Al ritmo cansino en que se desarrolla el relevamiento, que no establece transferencias de dominio ni podría hacerlo, dado que el INAI no posee tierras ni capacidad para transferirlas entre terceros, se suma la aparición de nuevos reclamos por parte de comunidades que no ocupaban territorios tradicionales al momento de la sanción de la ley. Ello debido a la propia desarticulación violenta y dispersión de la sociedad mapuche y a procesos posteriores de despojo ya señalados. Sobre estas situaciones no hay actualmente legislación de carácter reparatorio ni perspectivas de sancionarse. Estos aspectos suelen ser soslayados en función de la exposición de determinadas estrategias de acción directa que, ni agotan las prácticas políticas existentes de las comunidades, ni deben hacer olvidar el hecho sustancial de que emergen en función de la dificultad que el propio Estado muestra en cumplir sus propias normas.
A pesar de esta mora e insuficiencia, el accionar estatal ha encontrado en los últimos años resistencias públicas que hasta cierto punto resultan sorprendentes, en tanto las normas y leyes que las enmarcan han contado para su aprobación con amplios consensos y, sin embargo, parecen ser puestos en duda aún desde los espacios políticos que las legislaron, ya no en fallas en su aplicación si no en su propia naturaleza, desde la construcción de narrativas que reivindican aquellos procesos cuyas heridas la legislación democrática buscaba precisamente reparar. Con ello, algunos espacios políticos parecieran incorporarse a un movimiento global en ascenso que, en las más diversas geografías, procura construir enemigos poderosos a partir de los sectores más vulnerables de cada sociedad, proceso que cuenta con reconocibles precedentes históricos.

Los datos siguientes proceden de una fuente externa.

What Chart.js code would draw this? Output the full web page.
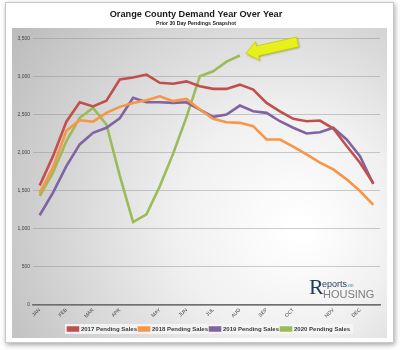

Su éxito relativo es inescindible de la vigencia en los imaginarios de nociones construidas durante la conquista, de amenaza y miedo, que son reactualizados y articulados con preocupaciones contemporáneas. Adicionalmente, aún desde posicionamientos que muestran simpatía por los reclamos indígenas, estos suelen ser subsumidos en las luchas populares en general, soslayando la especificidad de la naturaleza colonial de la expansión del Estado, y reservando esa calificación para los vínculos de nuestro país con grandes potencias del presente y el pasado. El capítulo colonial de la historia argentina constituye un elemento estructural en la conformación de nuestra identidad nacional. Reconocerlo y revisarlo es una agenda pendiente para los movimientos políticos de tradición popular, quizás por su potencialidad desestabilizante para sus propias identidades. Para el propio Estado, revisar pública y explícitamente este elemento de su origen podría ser la vía para construir un lugar diferente desde el que procesar los conflictos existentes en un marco democrático, superando las intervenciones puntuales y muchas veces contradictorias, y contribuyendo a limitar el daño que la reacción antimapuche que vemos en estos días -y que no demorará en expandirse sobre otros colectivos- podría depararnos como país.